B.  Tradisi, Keluarga, dan Pendidikan Humanis

       Salah satu hadiah paling bagus yang dapat diberikan orangtua kepada anak-anaknya adalah kegemaran membaca, dan menyukai buku-buku bagus. Pada tahap awal dapat lewat hanya membacakan. Bentuk terkecil dari pertanggungjawaban orangtua atas perkembangan moral anak, namun sama kuat pengaruhnya dengan teladan yang baik. Lewat ‘mendengarkan’ sebagai kompetensi dasar, anak mempelajari sebuah ketrampilan. Semakin sering dilakukan akan semakin terampil. Inilah salah satu metode yang dapat digunakan keluarga sebagai bagian dari masyarakat dalam membantu pelaksanaan pengakuan negara terhadap hak anak, seperti tercantum dalam pasal 29 ‘c’ Konvensi Hak Anak: ‘Pengembangan rasa hormat kepada orang tua anak, indentitas budaya, bahasa dan nilai-nilai nasional dimana anak bertempat tinggal, dari mana anak dan kepada peradaban-peradaban yang berbeda dari peradabannya sendiri.’.

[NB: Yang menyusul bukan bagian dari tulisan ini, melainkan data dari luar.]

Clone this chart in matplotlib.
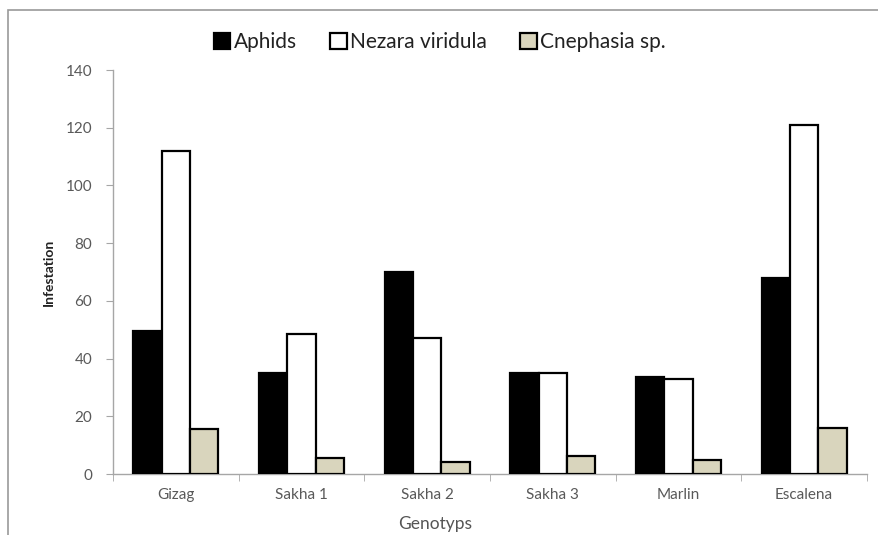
import numpy as np
import matplotlib
matplotlib.use('Agg')
import matplotlib.pyplot as plt
from matplotlib import patches

plt.rcParams['font.family'] = ['Lato', 'DejaVu Sans']

genotypes = ['Gizag', 'Sakha 1', 'Sakha 2', 'Sakha 3', 'Marlin', 'Escalena']
aphids = [49.5, 34.9, 70.1, 35.1, 33.5, 67.8]
nezara = [112, 48.7, 47, 34.9, 33, 121]
cnephasia = [15.5, 5.7, 4.3, 6.2, 4.9, 15.8]
series_names = ['Aphids', 'Nezara viridula', 'Cnephasia sp.']
series_colors = ['black', 'white', '#d9d5bd']
y_ticks = [0, 20, 40, 60, 80, 100, 120, 140]

fig = plt.figure(figsize=(8.79, 5.35), dpi=100)
ax = fig.add_axes([0.1286, 0.114, 0.8577, 0.755])

# outer chart border (Excel style)
fig.patches.append(patches.Rectangle((8 / 879, -0.1), 1.1, 1.1 - 10 / 535,
                                     transform=fig.transFigure, fill=False,
                                     edgecolor='#9a9a9a', linewidth=1.2))

x = np.arange(len(genotypes))
w = 0.226
for i, (vals, name, col) in enumerate(zip([aphids, nezara, cnephasia], series_names, series_colors)):
    ax.bar(x + (i - 1) * w, vals, width=w, color=col, edgecolor='black',
           linewidth=1.6, label=name, zorder=3)

ax.set_xlim(-0.5, len(genotypes) - 0.5)
ax.set_ylim(0, 140)
ax.set_yticks(y_ticks)
ax.set_xticks(x)
ax.set_xticklabels(genotypes)
ax.set_xticks(np.arange(-0.5, len(genotypes), 1), minor=True)
ax.tick_params(axis='x', which='major', length=0, pad=10, labelsize=11, colors='#595959')
ax.tick_params(axis='x', which='minor', length=5, color='#a6a6a6', direction='out')
ax.tick_params(axis='y', length=5, color='#a6a6a6', labelsize=11, colors='#595959', pad=10)
for lab in ax.get_yticklabels():
    lab.set_color('#595959')

for s in ['top', 'right']:
    ax.spines[s].set_visible(False)
for s in ['left', 'bottom']:
    ax.spines[s].set_color('#a6a6a6')
    ax.spines[s].set_linewidth(1)

ax.set_ylabel('Infestation', fontsize=10, fontweight='bold', color='#222222')
ax.yaxis.set_label_coords(-0.077, 0.5)
ax.set_xlabel('Genotyps', fontsize=12.5, color='#555555')
ax.xaxis.set_label_coords(0.427, -0.105)

leg = fig.legend(loc='center', bbox_to_anchor=(0.5, 0.921), ncol=3, frameon=False,
                 fontsize=15, handlelength=0.8, handleheight=0.8, handletextpad=0.15,
                 columnspacing=1.6)
for t in leg.get_texts():
    t.set_color('#222222')

fig.savefig('out.png', dpi=100)
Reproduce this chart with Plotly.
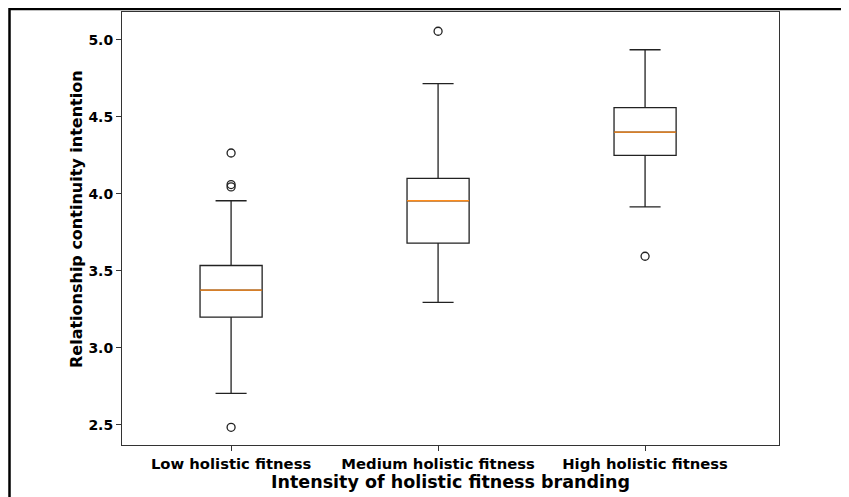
import plotly.graph_objects as go

categories = ["Low holistic fitness", "Medium holistic fitness", "High holistic fitness"]
q1 = [3.20, 3.68, 4.25]
median = [3.375, 3.955, 4.40]
q3 = [3.535, 4.10, 4.56]
lower_whisker = [2.705, 3.295, 3.915]
upper_whisker = [3.955, 4.715, 4.935]
outlier_x = ["Low holistic fitness", "Low holistic fitness", "Low holistic fitness", "Low holistic fitness",
             "Medium holistic fitness", "High holistic fitness"]
outlier_y = [4.265, 4.06, 4.045, 2.485, 5.055, 3.595]
y_ticks = [2.5, 3.0, 3.5, 4.0, 4.5, 5.0]

FONT = "DejaVu Sans"
# page has an 8px body margin; figure spans page pixels 8..849 x 8..497
W, H = 841, 489
L, R, T, B = 114, 70, 4, 52

fig = go.Figure()
fig.add_trace(go.Box(
    x=categories, q1=q1, median=median, q3=q3,
    lowerfence=lower_whisker, upperfence=upper_whisker,
    boxpoints=False, width=0.3, whiskerwidth=0.5,
    line=dict(color="#222222", width=1.3), fillcolor="rgba(0,0,0,0)",
    showlegend=False, hoverinfo="skip",
))
fig.add_trace(go.Box(
    x=categories, q1=median, median=median, q3=median,
    lowerfence=median, upperfence=median,
    boxpoints=False, width=0.3, whiskerwidth=0,
    line=dict(color="#ff8c1a", width=1.3), fillcolor="rgba(0,0,0,0)",
    showlegend=False, hoverinfo="skip",
))
fig.add_trace(go.Scatter(
    x=outlier_x, y=outlier_y, mode="markers",
    marker=dict(symbol="circle-open", size=8, color="#222222", line=dict(width=1.3)),
    showlegend=False, hoverinfo="skip",
))

# figure-pixel to paper helpers (figure pixels = page pixels - 8)
pw, ph = W - L - R, H - T - B
def px(x):
    return (x - L) / pw
def py(y):
    return (H - B - y) / ph

# outer border (top and left edges)
fig.add_shape(type="path", xref="paper", yref="paper",
              path=f"M {px(1.5)} {py(495)} L {px(1.5)} {py(1)} L {px(845)} {py(1)}",
              line=dict(color="black", width=2.5))

# y-axis title
fig.add_annotation(
    text="<b>Relationship continuity intention</b>", textangle=-90,
    xref="paper", yref="paper", x=px(76 - 8), y=py(219 - 8),
    xanchor="center", yanchor="middle", showarrow=False,
    font=dict(family=FONT, size=16, color="black"),
)

fig.update_layout(
    width=W, height=H, margin=dict(l=L, r=R, t=T, b=B),
    paper_bgcolor="white", plot_bgcolor="white",
    boxmode="overlay",
    font=dict(family=FONT, color="black"),
    xaxis=dict(
        type="category", range=[-0.527, 2.647],
        showline=True, mirror=True, linecolor="#333333", linewidth=1,
        ticks="outside", ticklen=5, tickcolor="#333333",
        tickfont=dict(family=FONT, size=14.8, color="black", weight="bold"),
        title=dict(text="<b>Intensity of holistic fitness branding</b>",
                   font=dict(family=FONT, size=17.5, color="black"), standoff=0),
        showgrid=False, zeroline=False,
    ),
    yaxis=dict(
        range=[2.37, 5.18], tickvals=y_ticks, ticktext=[f"{v:.1f}" for v in y_ticks],
        showline=True, mirror=True, linecolor="#333333", linewidth=1,
        ticks="outside", ticklen=5, tickcolor="#333333",
        tickfont=dict(family=FONT, size=14, color="black", weight="bold"),
        showgrid=False, zeroline=False,
    ),
)

fig.write_html("out.html")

       Pendidikan karakter dibentuk melalui sistem pater familias (keluarga) yang menghormati mos maiorum (rasa hormat terhadap tradisi leluhur sebagai norma tingkah laku dan cara berpikir) dan berazaskan nilai-nilai: mengutamakan kebaikan tanah air, devosi (la pietas) atau pengabdian, kesetiaan (la fiedes), perilaku bermutu (la gravitas), dan stabilitas. Singkat kata, ayah dan ibu memiliki peran yang sama dalam proses pendidikan anak berdasarkan nilai-nilai penghormatan yang sama bagi sang pencipta, orangtua, dan negara; menjaga komitmen melalui kesetiaan sebagai dasar terciptanya keadilan; memiliki rasa percaya diri sepenuhnya dalam mengambil tindakan berdasarkan pengalaman; serta membina koherensi antara tindakan dengan pemikiran diri sendiri.

       Masih terus berlanjut pengembangan pemahaman akan Pendidikan karakter bagi anak pada jaman sesudahnya sehingga kesimpulan adalah hal yang tidak layak untuk dihadirkan. Justru layak bila dipelajari lebih lanjut pemikiran-pemikiran orang besar dalam dunia pendidikan ini.

 

BAB III

PENUTUP

 

            Pendidikan karakter diharapkan mampu memperbaiki kondisi moral bangsa agar menjadi lebih baik dari sebelumnya dan dapat menangani masalah-masalah atau konflik yang ada di Negara ini.